(Reuters) - Manchester City manager Pep Guardiola has been doing his best to keep a lid on the hoopla surrounding his rampant charges but even he could not have expected to hear the first mention of the word “quadruple” before Christmas.
After his second-string side battled into the League Cup semi-finals on Tuesday with a 4-3 shootout win at Leicester City following a 1-1 draw after extra time, the Spaniard was asked if his team could win four trophies this season.
Guardiola’s withering look said it all. “Forget about it. That is not going to happen,” he told Sky Sports in a manner that brooked no argument.
That was all very well but the dazzling way his team are playing continues to make the fanciful seem possible.
The Premier League, which they lead by 11 points, already looks wrapped up, while City are now in the last four of a competition they are looking to win for the third time in five seasons at Wembley in February.
If they keep playing the brand of football that has looked the most scintillating in Europe then triumphs in the Champions League and FA Cup do not seem outlandish possibilities either.
City’s hierarchy certainly believe it is possible with chairman Khaldoon Al Mubarak having in the close season broached the possibility of winning the quadruple.
He did not employ a manager who once won six trophies in a season at Barcelona without sky-high, sky blue expectations.

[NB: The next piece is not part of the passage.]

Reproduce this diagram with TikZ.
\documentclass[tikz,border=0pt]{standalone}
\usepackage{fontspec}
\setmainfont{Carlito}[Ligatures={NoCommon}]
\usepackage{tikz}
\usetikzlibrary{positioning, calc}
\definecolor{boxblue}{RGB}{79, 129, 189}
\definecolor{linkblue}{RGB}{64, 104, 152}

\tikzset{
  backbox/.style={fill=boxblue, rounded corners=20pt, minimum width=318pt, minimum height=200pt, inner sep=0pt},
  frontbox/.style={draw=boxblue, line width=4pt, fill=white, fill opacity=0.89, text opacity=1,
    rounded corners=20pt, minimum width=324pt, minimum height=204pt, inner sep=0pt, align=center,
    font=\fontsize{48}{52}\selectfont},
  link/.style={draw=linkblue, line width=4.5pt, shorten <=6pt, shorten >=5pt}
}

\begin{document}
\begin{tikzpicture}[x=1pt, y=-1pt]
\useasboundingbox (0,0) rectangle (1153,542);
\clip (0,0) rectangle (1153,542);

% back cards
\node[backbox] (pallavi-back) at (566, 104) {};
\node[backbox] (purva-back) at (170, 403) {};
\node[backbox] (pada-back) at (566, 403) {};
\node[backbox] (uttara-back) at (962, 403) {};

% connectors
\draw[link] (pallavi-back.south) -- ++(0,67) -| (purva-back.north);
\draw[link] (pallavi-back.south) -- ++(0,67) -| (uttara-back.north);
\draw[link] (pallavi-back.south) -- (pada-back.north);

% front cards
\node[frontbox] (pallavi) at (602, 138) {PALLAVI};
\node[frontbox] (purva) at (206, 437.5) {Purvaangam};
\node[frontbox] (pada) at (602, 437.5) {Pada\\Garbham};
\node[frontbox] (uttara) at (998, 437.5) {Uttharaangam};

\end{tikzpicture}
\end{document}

Pep’s latest grand experiment is going so sweetly that City have not lost a domestic game since last season’s FA Cup semi-final with Arsenal and their only loss anywhere this term was at Shakhtar Donetsk in a dead Champions League rubber for them.

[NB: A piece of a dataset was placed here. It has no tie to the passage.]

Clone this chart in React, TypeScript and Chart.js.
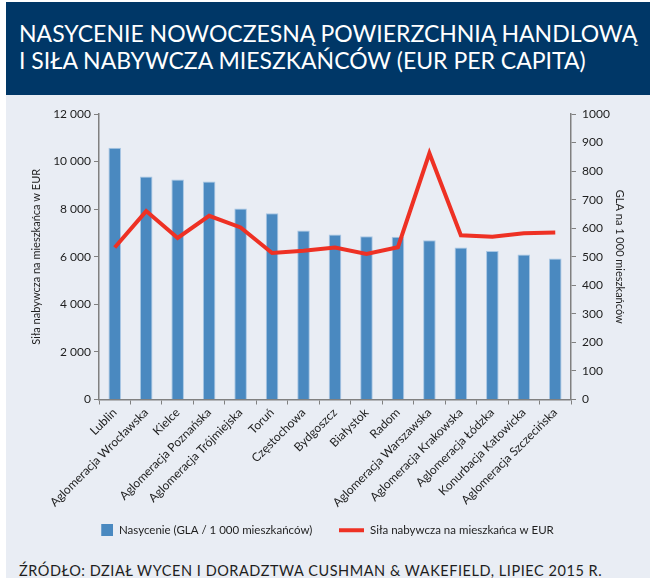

On Tuesday’s evidence, what must delight Guardiola as much as the breathtaking stuff being played by his A listers is that he appears to be blooding a new generation imbued with toughness as well as real quality who can slot in seamlessly if needed.
Phil Foden, 17, one of the bright young hopes in the English game, 18-year-old Spaniard Brahim Diaz, and local defender Tosin Adarabioyo, 20, all played an admirable part in City’s win.
Guardiola’s side prevailed after Bernardo Silva had put City ahead before Jamie Vardy equalised with what looked a harshly-awarded penalty in the seventh minute of added time.
After extra time, City keeper Claudio Bravo saved the key Riyad Mahrez penalty to earn the shootout victory.
“A lot of young players played. I am so happy for all the players. They showed me very good things,” said Guardiola.
When later he was further pressed by reporters about winning four trophies, the Spaniard added: “That’s unreal.... In football you drop points, you lose. I am not thinking about titles.”